Norway has again secured a place among the world’s ten ‘least corrupt’ countries, but has fallen from fifth to sixth place.
This was shown on the 2016 index published by ‘Transparency International’, which provides an overview of the level of corruption among a total of 176 countries.
New Zealand and Denmark share first place with 90 points each, followed by Finland, Sweden and Switzerland. Norway received 85 points on the scale of 0 to 100. A score of 100 would mean that there is no corruption whatsoever.
The major economic powers of Germany and Britain are also both on the top-ten-list, with 81 points each.
At the bottom of the list is Somalia, which only received ten points. Among the most corrupt countries are the war-torn countries of Sudan (11), Syria (13), Yemen (14) Libya (14), Afghanistan (15), Iraq (17) and North Korea (12), which is reported to have one of the world’s most authoritarian regimes.
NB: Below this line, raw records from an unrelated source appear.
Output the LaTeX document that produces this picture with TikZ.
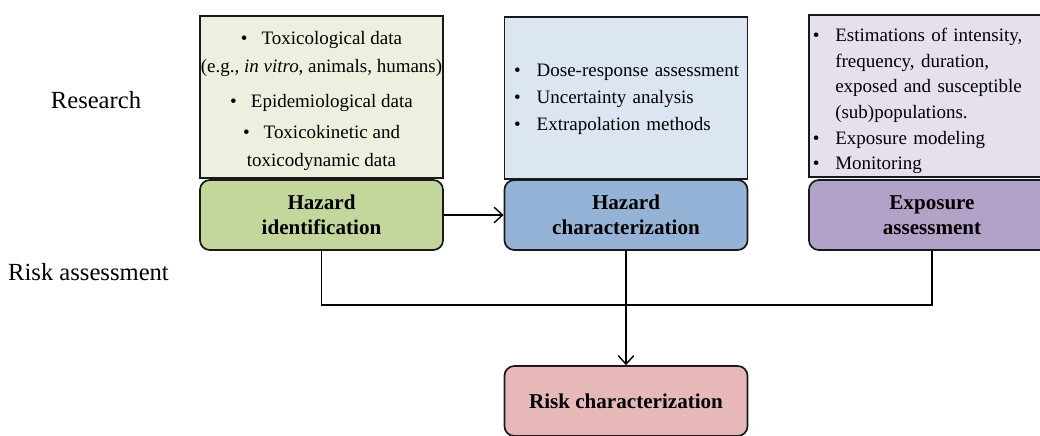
\documentclass[tikz,border=0pt]{standalone}
\usepackage{fontspec}
\setmainfont{Liberation Serif}
\usetikzlibrary{arrows.meta}
\definecolor{greenlt}{HTML}{EBF1DE}
\definecolor{greendk}{HTML}{C3D69B}
\definecolor{bluelt}{HTML}{DCE6F2}
\definecolor{bluedk}{HTML}{95B3D7}
\definecolor{purplelt}{HTML}{E6E0EC}
\definecolor{purpledk}{HTML}{B3A2C7}
\definecolor{pinkdk}{HTML}{E6B9B8}
\tikzstyle{arrow} = [line width=1pt,->,>={Straight Barb[length=6pt,width=11pt]}]
\tikzstyle{conn} = [line width=1pt]
\tikzstyle{infobox} = [draw=black!90, line width=1.2pt, minimum width=6.075cm, minimum height=4.05cm, inner sep=0pt]
\tikzstyle{boxtext} = [inner sep=0pt, font=\fontsize{13.5}{19.5}\selectfont]
\tikzstyle{stagebox} = [draw=black!90, line width=1.2pt, rounded corners=7pt, minimum width=6.075cm, minimum height=1.75cm, align=center, font=\fontsize{15}{18}\selectfont\bfseries]
\tikzstyle{sidelabel} = [font=\fontsize{17.5}{21}\selectfont]
\newcommand{\bul}{\makebox[16pt][l]{\textbullet}}
\newcommand{\ind}{\hspace*{16pt}}

\begin{document}
\begin{tikzpicture}[x=0.025cm, y=-0.025cm]
		\useasboundingbox (0,0) rectangle (1040,435);
		% research row
		\node (research) [sidelabel] at (96,100) {Research};
		\node (hidata) [infobox, fill=greenlt] at (321.5,97) {};
		\node (hitext) [boxtext, align=center, font=\fontsize{13.5}{20}\selectfont] at (321.5,101) {\textbullet\hspace{10pt}Toxicological data\\(e.g., \textit{in vitro}, animals, humans)\\[5pt]\textbullet\hspace{10pt}Epidemiological data\\[2pt]\textbullet\hspace{10pt}Toxicokinetic and\\toxicodynamic data};
		\node (hcdata) [infobox, fill=bluelt] at (626,98) {};
		\node (hctext) [boxtext, align=left, text width=5.8cm] at (626,99.5) {\hspace*{3pt}\bul Dose-response assessment\\[-0.4pt]\hspace*{3pt}\bul Uncertainty analysis\\[-0.4pt]\hspace*{3pt}\bul Extrapolation methods};
		\node (eadata) [infobox, fill=purplelt, minimum width=6.15cm] at (932,96) {};
		\node (eatext) [boxtext, align=left, text width=6.1cm] at (932,101) {\hspace*{2pt}\bul Estimations of intensity,\\[-1.3pt]\hspace*{2pt}\ind frequency, duration,\\[-1.3pt]\hspace*{2pt}\ind exposed and susceptible\\[-1.3pt]\hspace*{2pt}\ind (sub)populations.\\[-1.3pt]\hspace*{2pt}\bul Exposure modeling\\[-1.3pt]\hspace*{2pt}\bul Monitoring};
		% risk assessment row
		\node (riskass) [sidelabel] at (88.5,272) {Risk assessment};
		\node (hid) [stagebox, fill=greendk] at (321.5,215) {Hazard\\identification};
		\node (hc) [stagebox, fill=bluedk] at (626,215) {Hazard\\characterization};
		\node (ea) [stagebox, fill=purpledk, minimum width=6.15cm] at (932,215) {Exposure\\assessment};
		\node (rc) [stagebox, fill=pinkdk] at (626,401) {Risk characterization};
		\coordinate (join) at (626,305);
		\draw [arrow] (hid) -- (hc);
		\draw [conn] (hid.south) |- (join);
		\draw [conn] (ea.south) |- (join);
		\draw [conn] (hc.south) -- (join);
		\draw [arrow] (join) -- (rc.north);
\end{tikzpicture}
\end{document}
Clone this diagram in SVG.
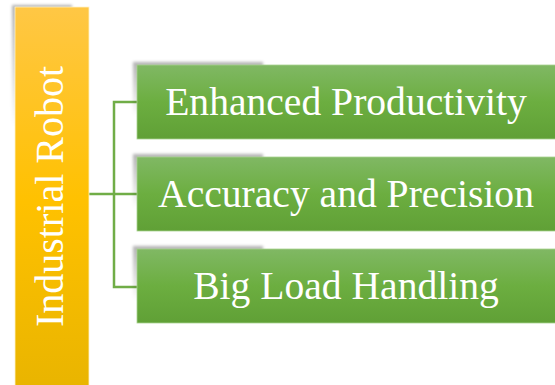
<svg xmlns="http://www.w3.org/2000/svg" width="555" height="385" viewBox="0 0 555 385">
  <defs>
    <linearGradient id="gold" x1="0" y1="0" x2="0" y2="1">
      <stop offset="0" stop-color="#ffc745"/>
      <stop offset="0.5" stop-color="#ffc100"/>
      <stop offset="1" stop-color="#e8b400"/>
    </linearGradient>
    <linearGradient id="leaf" x1="0" y1="0" x2="0" y2="1">
      <stop offset="0" stop-color="#80b864"/>
      <stop offset="0.5" stop-color="#6cae40"/>
      <stop offset="1" stop-color="#60a036"/>
    </linearGradient>
    <linearGradient id="shadeFade" x1="0" y1="0" x2="0" y2="1">
      <stop offset="0" stop-color="#000" stop-opacity="0.3"/>
      <stop offset="0.45" stop-color="#000" stop-opacity="0"/>
    </linearGradient>
    <filter id="soft" x="-20%" y="-20%" width="140%" height="140%">
      <feGaussianBlur stdDeviation="1.6"/>
    </filter>
    <style>
      .bar { fill: url(#gold); stroke: #fff3c8; stroke-width: 0.8; }
      .box { fill: url(#leaf); stroke: #a9d28f; stroke-width: 0.8; }
      .shade { fill: url(#shadeFade); filter: url(#soft); }
      .link { fill: none; stroke: #70ad47; stroke-width: 2.5; }
      .label { font-family: "Liberation Serif", "Times New Roman", serif; fill: #ffffff; text-anchor: middle; }
    </style>
  </defs>

  <rect width="555" height="385" fill="#ffffff"/>

  <!-- connectors -->
  <g id="connectors">
    <path class="link" d="M89 194 H137"/>
    <path class="link" d="M137 102 H114 V287 H137"/>
  </g>

  <!-- root node -->
  <g id="root">
    <rect class="shade" x="12" y="5" width="60" height="270"/>
    <rect class="bar" x="15" y="7" width="74" height="390"/>
    <text class="label" font-size="40" transform="translate(63 196.5) rotate(-90)" x="0" y="0">Industrial Robot</text>
  </g>

  <!-- child nodes -->
  <g id="productivity">
    <rect class="shade" x="133" y="62" width="130" height="120"/>
    <rect class="box" x="137" y="65" width="420" height="74"/>
    <text class="label" font-size="39.6" x="346" y="115">Enhanced Productivity</text>
  </g>

  <g id="accuracy">
    <rect class="shade" x="133" y="154" width="130" height="120"/>
    <rect class="box" x="137" y="157" width="420" height="74"/>
    <text class="label" font-size="39.6" x="346" y="207">Accuracy and Precision</text>
  </g>

  <g id="load">
    <rect class="shade" x="133" y="246" width="130" height="120"/>
    <rect class="box" x="137" y="249" width="420" height="74"/>
    <text class="label" font-size="39.6" x="346" y="299">Big Load Handling</text>
  </g>
</svg>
At the top of the middle layer are several powerful nations, including the United States (74), Japan (72) and France (69), while Turkey, Brazil, China and India fall into the lower part of the middle layer with 40-41 points.
Russia are way down the list, at 131st place, with 29 points.
The index is based on figures from the World Bank, the African Development Bank and the Swiss business school, IMD.
It measures ‘perceived’ corruption in the public sector.